Show every line of the records below that contains the word "document".

## Begin RECORD LIST

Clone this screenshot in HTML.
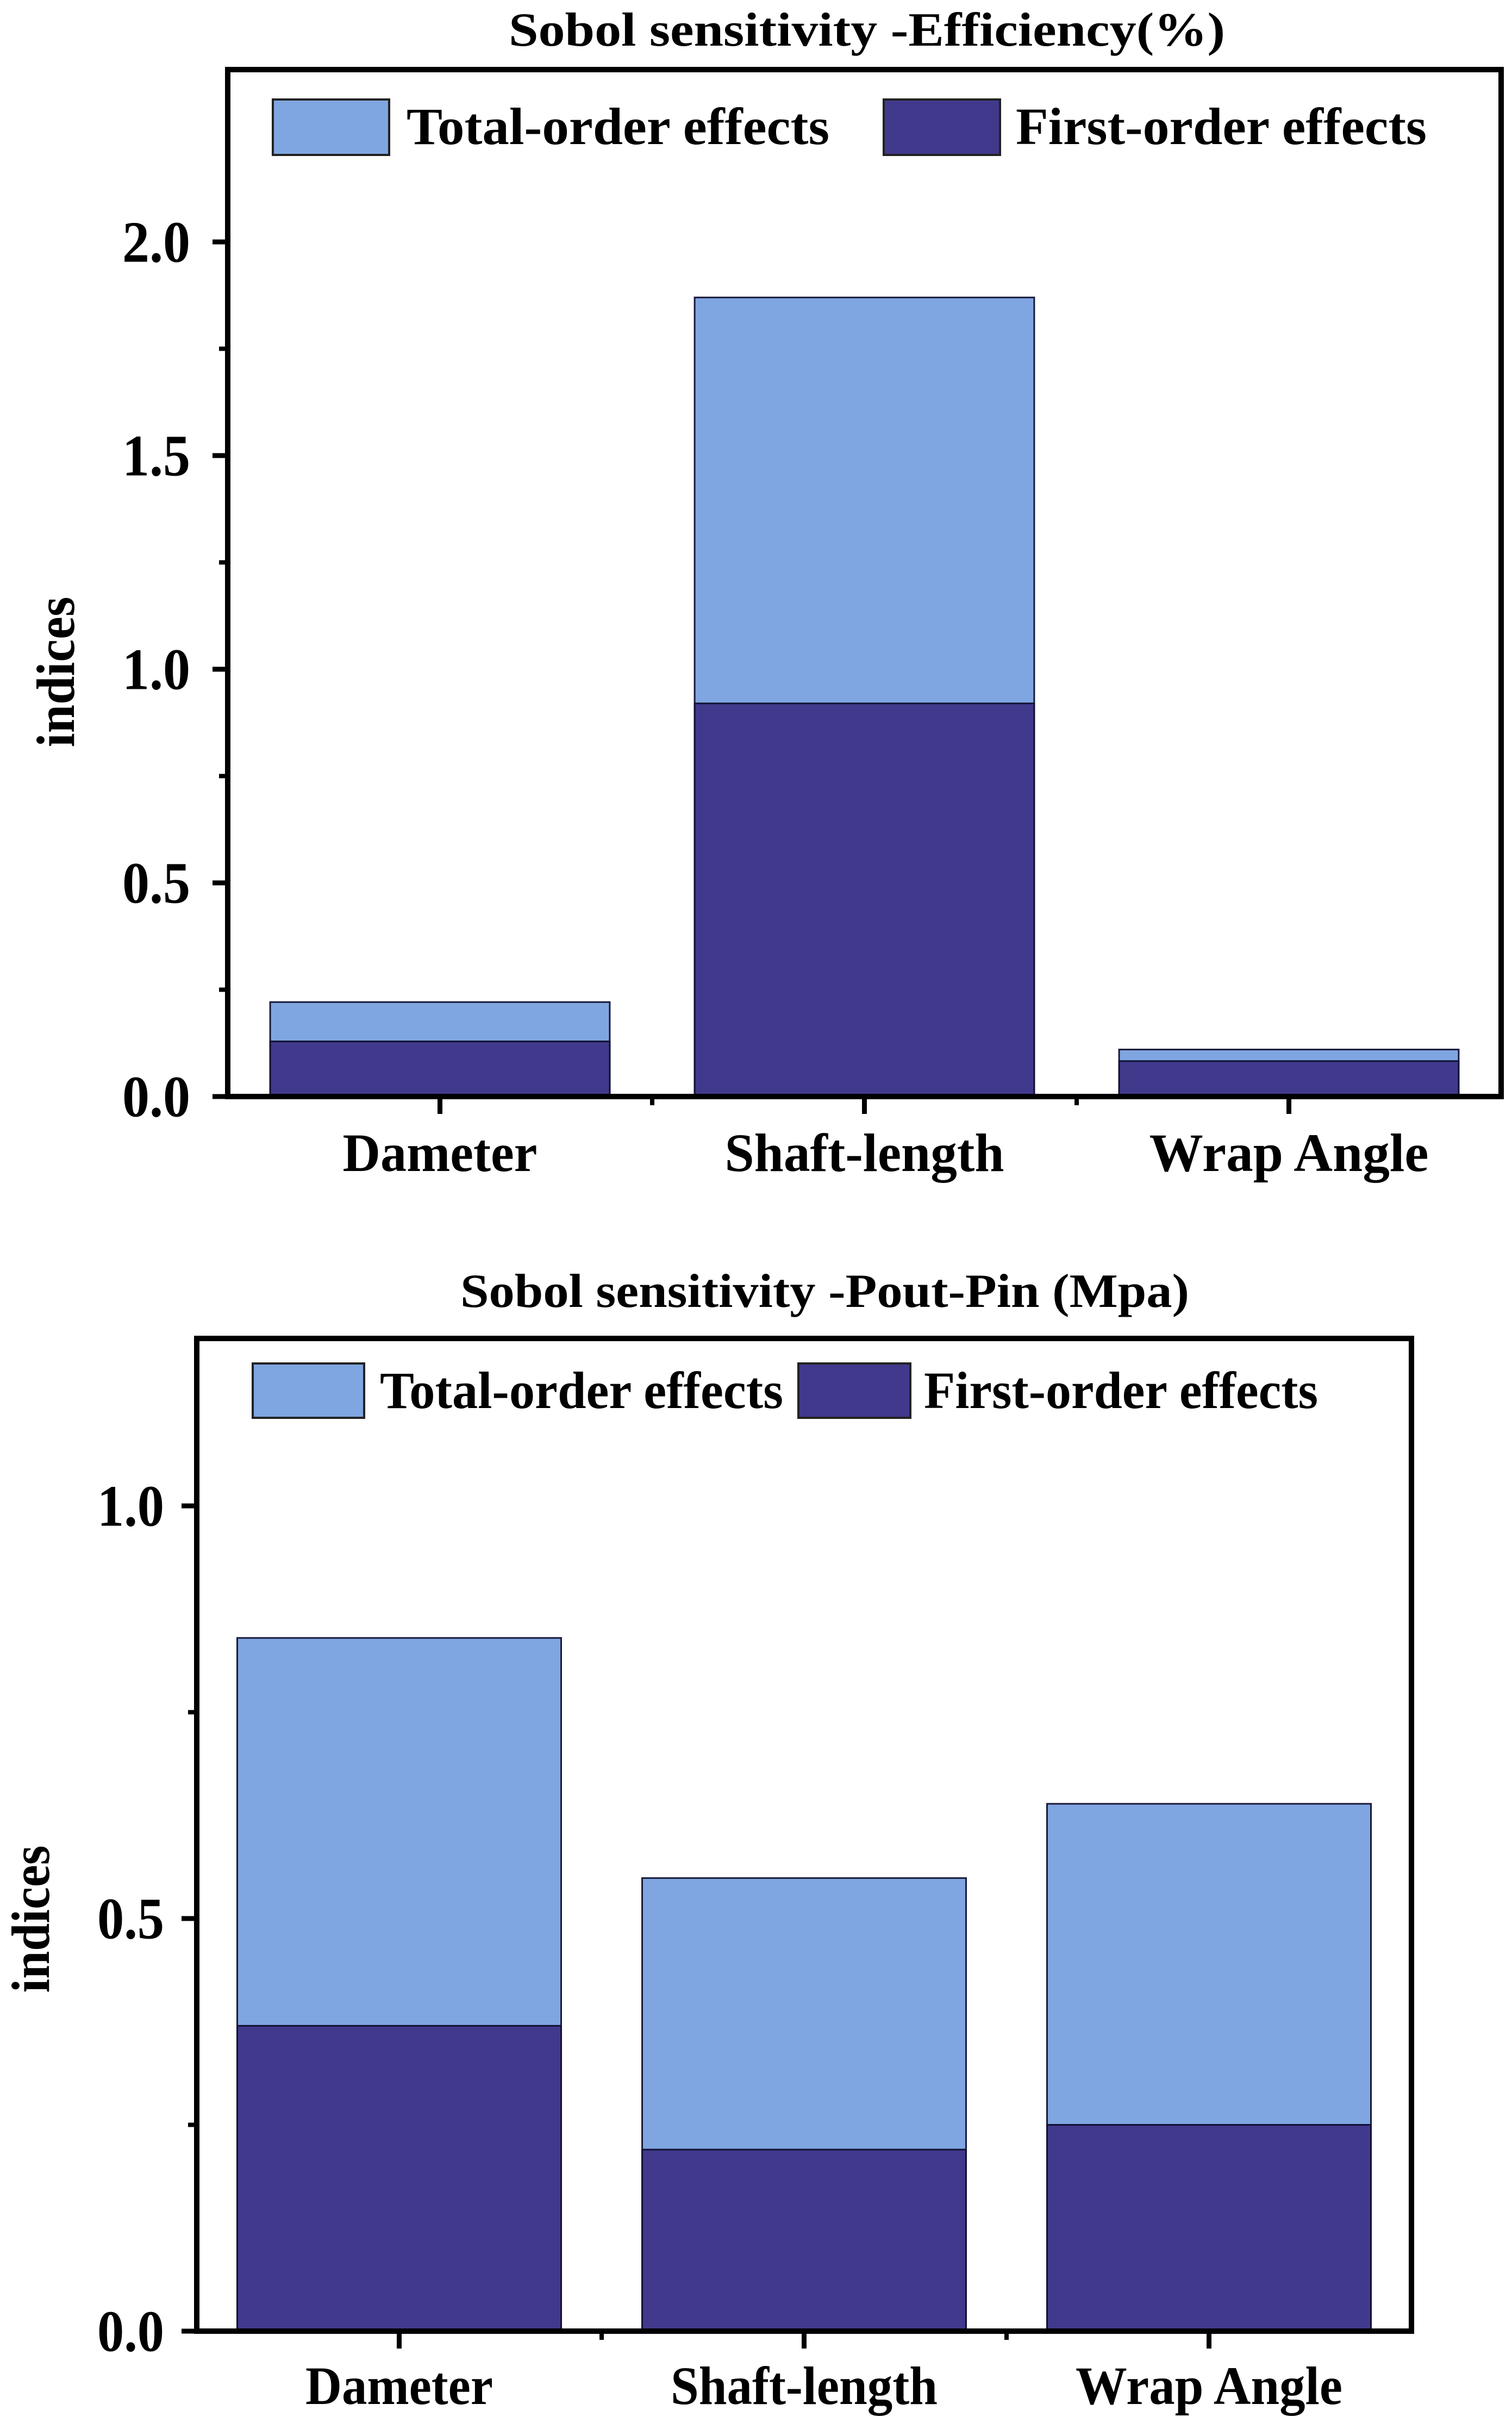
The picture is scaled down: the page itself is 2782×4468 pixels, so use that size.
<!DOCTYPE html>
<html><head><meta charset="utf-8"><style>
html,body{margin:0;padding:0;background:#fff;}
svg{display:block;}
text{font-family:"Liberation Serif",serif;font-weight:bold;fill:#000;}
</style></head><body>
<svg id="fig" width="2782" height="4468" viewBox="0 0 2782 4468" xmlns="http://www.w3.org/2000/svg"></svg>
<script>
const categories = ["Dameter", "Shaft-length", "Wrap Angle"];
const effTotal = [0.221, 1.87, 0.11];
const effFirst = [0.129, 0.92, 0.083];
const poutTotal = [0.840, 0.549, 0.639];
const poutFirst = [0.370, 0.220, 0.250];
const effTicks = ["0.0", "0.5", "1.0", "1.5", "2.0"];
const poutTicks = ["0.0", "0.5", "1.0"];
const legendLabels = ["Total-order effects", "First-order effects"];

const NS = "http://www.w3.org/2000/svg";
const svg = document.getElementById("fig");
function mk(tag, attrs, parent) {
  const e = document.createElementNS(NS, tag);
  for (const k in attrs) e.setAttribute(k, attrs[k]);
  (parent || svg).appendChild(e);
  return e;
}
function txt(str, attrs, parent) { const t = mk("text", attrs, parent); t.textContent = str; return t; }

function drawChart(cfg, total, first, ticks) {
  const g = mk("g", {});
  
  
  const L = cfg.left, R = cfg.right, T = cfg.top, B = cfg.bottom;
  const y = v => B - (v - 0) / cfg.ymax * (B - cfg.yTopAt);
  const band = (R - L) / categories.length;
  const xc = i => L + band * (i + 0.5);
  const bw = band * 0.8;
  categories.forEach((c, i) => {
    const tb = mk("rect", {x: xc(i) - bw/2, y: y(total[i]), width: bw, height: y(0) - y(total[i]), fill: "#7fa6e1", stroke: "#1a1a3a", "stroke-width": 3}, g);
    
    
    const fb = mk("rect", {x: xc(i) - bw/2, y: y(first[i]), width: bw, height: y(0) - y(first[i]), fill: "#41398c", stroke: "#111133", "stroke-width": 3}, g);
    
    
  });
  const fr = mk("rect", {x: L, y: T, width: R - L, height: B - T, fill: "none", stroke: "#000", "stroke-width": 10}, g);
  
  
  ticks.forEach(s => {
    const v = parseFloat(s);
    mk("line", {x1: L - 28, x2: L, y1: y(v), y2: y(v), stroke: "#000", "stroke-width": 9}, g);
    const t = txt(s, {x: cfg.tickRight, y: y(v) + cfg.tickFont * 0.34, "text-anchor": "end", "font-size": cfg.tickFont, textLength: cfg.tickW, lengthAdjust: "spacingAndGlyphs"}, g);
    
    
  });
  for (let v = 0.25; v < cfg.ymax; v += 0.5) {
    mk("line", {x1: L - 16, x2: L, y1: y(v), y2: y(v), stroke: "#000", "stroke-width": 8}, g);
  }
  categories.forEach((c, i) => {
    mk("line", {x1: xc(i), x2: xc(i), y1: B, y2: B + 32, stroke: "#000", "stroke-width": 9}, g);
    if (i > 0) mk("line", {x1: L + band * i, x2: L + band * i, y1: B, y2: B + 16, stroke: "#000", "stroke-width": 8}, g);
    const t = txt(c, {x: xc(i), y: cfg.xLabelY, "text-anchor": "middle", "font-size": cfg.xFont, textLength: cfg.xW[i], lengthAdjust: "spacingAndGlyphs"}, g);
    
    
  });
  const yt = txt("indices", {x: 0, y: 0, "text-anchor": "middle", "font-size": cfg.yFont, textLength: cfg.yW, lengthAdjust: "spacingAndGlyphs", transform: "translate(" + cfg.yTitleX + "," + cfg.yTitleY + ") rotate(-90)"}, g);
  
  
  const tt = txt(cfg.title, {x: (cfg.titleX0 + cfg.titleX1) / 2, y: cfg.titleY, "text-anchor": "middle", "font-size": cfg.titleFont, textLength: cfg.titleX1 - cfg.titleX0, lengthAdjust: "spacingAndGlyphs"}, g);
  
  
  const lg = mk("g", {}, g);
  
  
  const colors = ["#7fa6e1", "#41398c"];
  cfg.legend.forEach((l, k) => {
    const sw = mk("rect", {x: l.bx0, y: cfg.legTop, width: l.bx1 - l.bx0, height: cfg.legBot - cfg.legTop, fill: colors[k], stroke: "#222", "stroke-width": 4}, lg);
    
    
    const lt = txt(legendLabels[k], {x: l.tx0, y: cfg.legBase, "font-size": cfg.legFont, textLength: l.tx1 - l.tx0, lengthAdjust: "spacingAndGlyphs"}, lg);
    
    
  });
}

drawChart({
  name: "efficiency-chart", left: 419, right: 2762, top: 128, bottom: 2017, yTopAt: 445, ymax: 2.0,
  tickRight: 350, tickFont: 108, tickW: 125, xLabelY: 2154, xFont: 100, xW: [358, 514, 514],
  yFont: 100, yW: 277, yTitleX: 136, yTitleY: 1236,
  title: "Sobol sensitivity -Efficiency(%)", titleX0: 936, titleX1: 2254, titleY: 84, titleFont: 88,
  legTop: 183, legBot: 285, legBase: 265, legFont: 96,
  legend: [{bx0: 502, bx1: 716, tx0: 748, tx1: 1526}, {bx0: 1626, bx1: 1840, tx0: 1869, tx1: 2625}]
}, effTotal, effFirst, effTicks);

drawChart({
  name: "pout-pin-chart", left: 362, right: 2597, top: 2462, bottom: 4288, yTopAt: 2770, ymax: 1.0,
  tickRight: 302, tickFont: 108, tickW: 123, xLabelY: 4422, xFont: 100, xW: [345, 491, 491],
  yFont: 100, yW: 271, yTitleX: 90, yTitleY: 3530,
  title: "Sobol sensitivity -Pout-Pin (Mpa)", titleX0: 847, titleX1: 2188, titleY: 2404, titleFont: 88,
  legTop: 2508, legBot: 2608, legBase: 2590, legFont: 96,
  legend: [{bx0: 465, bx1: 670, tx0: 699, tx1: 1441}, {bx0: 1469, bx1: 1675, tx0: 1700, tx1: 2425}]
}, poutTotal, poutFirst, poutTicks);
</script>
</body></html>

## End RECORD LIST
## Begin RECORD LIST

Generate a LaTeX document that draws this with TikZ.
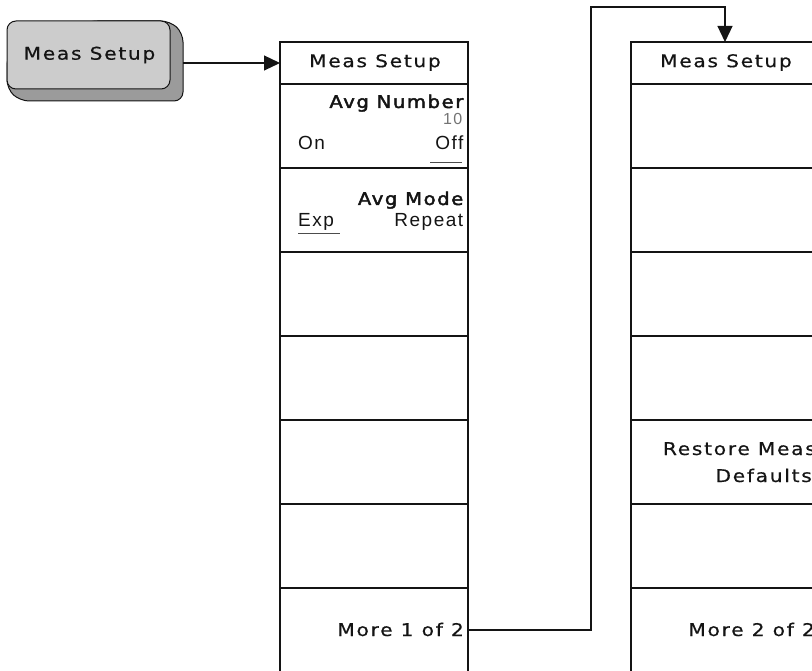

## End RECORD LIST

## OUTPUT FOR THIS TASK
const svg = document.getElementById("fig");
  const e = document.createElementNS(NS, tag);
Generate a LaTeX document that draws this with TikZ.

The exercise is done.